## START

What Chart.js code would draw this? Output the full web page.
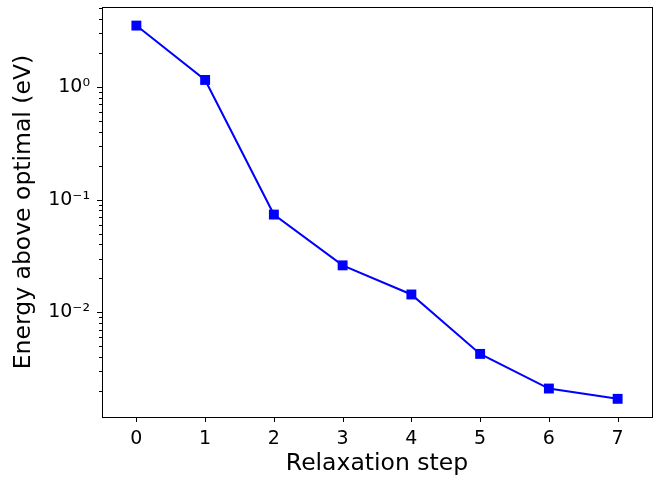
<!DOCTYPE html>
<html>
<head>
<meta charset="utf-8">
<script src="https://cdn.jsdelivr.net/npm/chart.js@4/dist/chart.umd.min.js"></script>
<style>
  html, body { margin: 0; padding: 0; background: #fff; }
  #wrap { width: 659px; height: 478px; }
</style>
</head>
<body>
<div id="wrap"><canvas id="myChart" width="659" height="478"></canvas></div>
<script>
// valores
const steps = [0, 1, 2, 3, 4, 5, 6, 7];
const energy = [3.49, 1.15, 0.0736, 0.0261, 0.0144, 0.00428, 0.00211, 0.00171];
const xTicks = [0, 1, 2, 3, 4, 5, 6, 7];
const decades = [-3, -2, -1, 0];
const supers = { "0": "\u2070", "1": "\u00b9", "2": "\u00b2", "3": "\u00b3", "-": "\u207b" };

const yMin = 0.00118;
const yMax = 5.1;

function superscript(n) {
  return String(n).split("").map((c) => supers[c]).join("");
}

// marcas de escala no estilo matplotlib (maiores e menores) + moldura
const axisBox = {
  id: "axisBox",
  afterDraw(chart) {
    const { ctx, chartArea: a, scales } = chart;
    ctx.save();
    ctx.strokeStyle = "#000";
    ctx.lineWidth = 1;
    ctx.strokeRect(Math.round(a.left) + 0.5, Math.round(a.top) + 0.5,
      Math.round(a.right - a.left), Math.round(a.bottom - a.top));
    ctx.beginPath();
    scales.x.ticks.forEach((t) => {
      const px = Math.round(scales.x.getPixelForValue(t.value)) + 0.5;
      ctx.moveTo(px, a.bottom);
      ctx.lineTo(px, a.bottom + 5);
    });
    scales.y.ticks.forEach((t) => {
      const py = Math.round(scales.y.getPixelForValue(t.value)) + 0.5;
      const len = t.major ? 5 : 3;
      ctx.moveTo(a.left, py);
      ctx.lineTo(a.left - len, py);
    });
    ctx.stroke();
    ctx.restore();
  },
};

const ctx = document.getElementById("myChart");

new Chart(ctx, {
  type: "line",
  data: {
    datasets: [
      {
        data: steps.map((s, i) => ({ x: s, y: energy[i] })),
        borderColor: "#0000ff",
        backgroundColor: "#0000ff",
        borderWidth: 2,
        pointStyle: "rect",
        pointRadius: 7,
        pointBorderWidth: 0,
        tension: 0,
      },
    ],
  },
  options: {
    responsive: false,
    animation: false,
    layout: { padding: { top: 5, right: 5, left: 0, bottom: 0 } },
    plugins: { legend: { display: false }, tooltip: { enabled: false } },
    scales: {
      x: {
        type: "linear",
        min: -0.5,
        max: 7.5,
        afterBuildTicks: (scale) => {
          scale.ticks = xTicks.map((v) => ({ value: v }));
        },
        afterFit: (scale) => {
          scale.height = 61;
          scale.paddingLeft = 0;
          scale.paddingRight = 0;
        },
        grid: { drawOnChartArea: false, drawTicks: true, tickLength: 5, tickColor: "rgba(0,0,0,0)" },
        border: { display: false },
        ticks: {
          color: "#000",
          padding: 6,
          font: { family: "DejaVu Sans", size: 19 },
          callback: (v) => String(v),
        },
        title: {
          display: true,
          text: "Relaxation step",
          color: "#000",
          font: { family: "DejaVu Sans", size: 23.5 },
          padding: { top: 0, bottom: 0 },
        },
      },
      y: {
        type: "logarithmic",
        min: yMin,
        max: yMax,
        afterBuildTicks: (scale) => {
          const ticks = [];
          decades.forEach((d) => {
            for (let m = 1; m <= 9; m++) {
              const v = m * Math.pow(10, d);
              if (v >= yMin && v <= yMax) ticks.push({ value: v, major: m === 1 });
            }
          });
          scale.ticks = ticks;
        },
        afterFit: (scale) => {
          scale.width = 102;
          scale.paddingTop = 0;
          scale.paddingBottom = 0;
        },
        grid: { drawOnChartArea: false, drawTicks: true, tickLength: 5, tickColor: "rgba(0,0,0,0)" },
        border: { display: false },
        ticks: {
          color: "#000",
          padding: 7,
          autoSkip: false,
          font: { family: "DejaVu Sans", size: 19 },
          callback: function (v) {
            const d = Math.round(Math.log10(v));
            if (Math.abs(v / Math.pow(10, d) - 1) < 1e-6) return "10" + superscript(d);
            return "";
          },
        },
        title: {
          display: true,
          text: "Energy above optimal (eV)",
          color: "#000",
          font: { family: "DejaVu Sans", size: 23.5 },
          padding: { top: 10, bottom: 0 },
        },
      },
    },
  },
  plugins: [axisBox],
});
</script>
</body>
</html>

## END

## [Instructions for the task]
Copy the material exactly. Do not include the pictures.

## [The reply]
What Chart.js code would draw this? Output the full web page.
<!DOCTYPE html>
<html>
<head>
<meta charset="utf-8">
<script src="https://cdn.jsdelivr.net/npm/chart.js@4/dist/chart.umd.min.js"></script>
<style>
  html, body { margin: 0; padding: 0; background: #fff; }
  #wrap { width: 659px; height: 478px; }
</style>
</head>
<body>
<div id="wrap"><canvas id="myChart" width="659" height="478"></canvas></div>
<script>
// valores
const steps = [0, 1, 2, 3, 4, 5, 6, 7];
const energy = [3.49, 1.15, 0.0736, 0.0261, 0.0144, 0.00428, 0.00211, 0.00171];
const xTicks = [0, 1, 2, 3, 4, 5, 6, 7];
const decades = [-3, -2, -1, 0];
const supers = { "0": "\u2070", "1": "\u00b9", "2": "\u00b2", "3": "\u00b3", "-": "\u207b" };

const yMin = 0.00118;
const yMax = 5.1;

function superscript(n) {
  return String(n).split("").map((c) => supers[c]).join("");
}

// marcas de escala no estilo matplotlib (maiores e menores) + moldura
const axisBox = {
  id: "axisBox",
  afterDraw(chart) {
    const { ctx, chartArea: a, scales } = chart;
    ctx.save();
    ctx.strokeStyle = "#000";
    ctx.lineWidth = 1;
    ctx.strokeRect(Math.round(a.left) + 0.5, Math.round(a.top) + 0.5,
      Math.round(a.right - a.left), Math.round(a.bottom - a.top));
    ctx.beginPath();
    scales.x.ticks.forEach((t) => {
      const px = Math.round(scales.x.getPixelForValue(t.value)) + 0.5;
      ctx.moveTo(px, a.bottom);
      ctx.lineTo(px, a.bottom + 5);
    });
    scales.y.ticks.forEach((t) => {
      const py = Math.round(scales.y.getPixelForValue(t.value)) + 0.5;
      const len = t.major ? 5 : 3;
      ctx.moveTo(a.left, py);
      ctx.lineTo(a.left - len, py);
    });
    ctx.stroke();
    ctx.restore();
  },
};

const ctx = document.getElementById("myChart");

new Chart(ctx, {
  type: "line",
  data: {
    datasets: [
      {
        data: steps.map((s, i) => ({ x: s, y: energy[i] })),
        borderColor: "#0000ff",
        backgroundColor: "#0000ff",
        borderWidth: 2,
        pointStyle: "rect",
        pointRadius: 7,
        pointBorderWidth: 0,
        tension: 0,
      },
    ],
  },
  options: {
    responsive: false,
    animation: false,
    layout: { padding: { top: 5, right: 5, left: 0, bottom: 0 } },
    plugins: { legend: { display: false }, tooltip: { enabled: false } },
    scales: {
      x: {
        type: "linear",
        min: -0.5,
        max: 7.5,
        afterBuildTicks: (scale) => {
          scale.ticks = xTicks.map((v) => ({ value: v }));
        },
        afterFit: (scale) => {
          scale.height = 61;
          scale.paddingLeft = 0;
          scale.paddingRight = 0;
        },
        grid: { drawOnChartArea: false, drawTicks: true, tickLength: 5, tickColor: "rgba(0,0,0,0)" },
        border: { display: false },
        ticks: {
          color: "#000",
          padding: 6,
          font: { family: "DejaVu Sans", size: 19 },
          callback: (v) => String(v),
        },
        title: {
          display: true,
          text: "Relaxation step",
          color: "#000",
          font: { family: "DejaVu Sans", size: 23.5 },
          padding: { top: 0, bottom: 0 },
        },
      },
      y: {
        type: "logarithmic",
        min: yMin,
        max: yMax,
        afterBuildTicks: (scale) => {
          const ticks = [];
          decades.forEach((d) => {
            for (let m = 1; m <= 9; m++) {
              const v = m * Math.pow(10, d);
              if (v >= yMin && v <= yMax) ticks.push({ value: v, major: m === 1 });
            }
          });
          scale.ticks = ticks;
        },
        afterFit: (scale) => {
          scale.width = 102;
          scale.paddingTop = 0;
          scale.paddingBottom = 0;
        },
        grid: { drawOnChartArea: false, drawTicks: true, tickLength: 5, tickColor: "rgba(0,0,0,0)" },
        border: { display: false },
        ticks: {
          color: "#000",
          padding: 7,
          autoSkip: false,
          font: { family: "DejaVu Sans", size: 19 },
          callback: function (v) {
            const d = Math.round(Math.log10(v));
            if (Math.abs(v / Math.pow(10, d) - 1) < 1e-6) return "10" + superscript(d);
            return "";
          },
        },
        title: {
          display: true,
          text: "Energy above optimal (eV)",
          color: "#000",
          font: { family: "DejaVu Sans", size: 23.5 },
          padding: { top: 10, bottom: 0 },
        },
      },
    },
  },
  plugins: [axisBox],
});
</script>
</body>
</html>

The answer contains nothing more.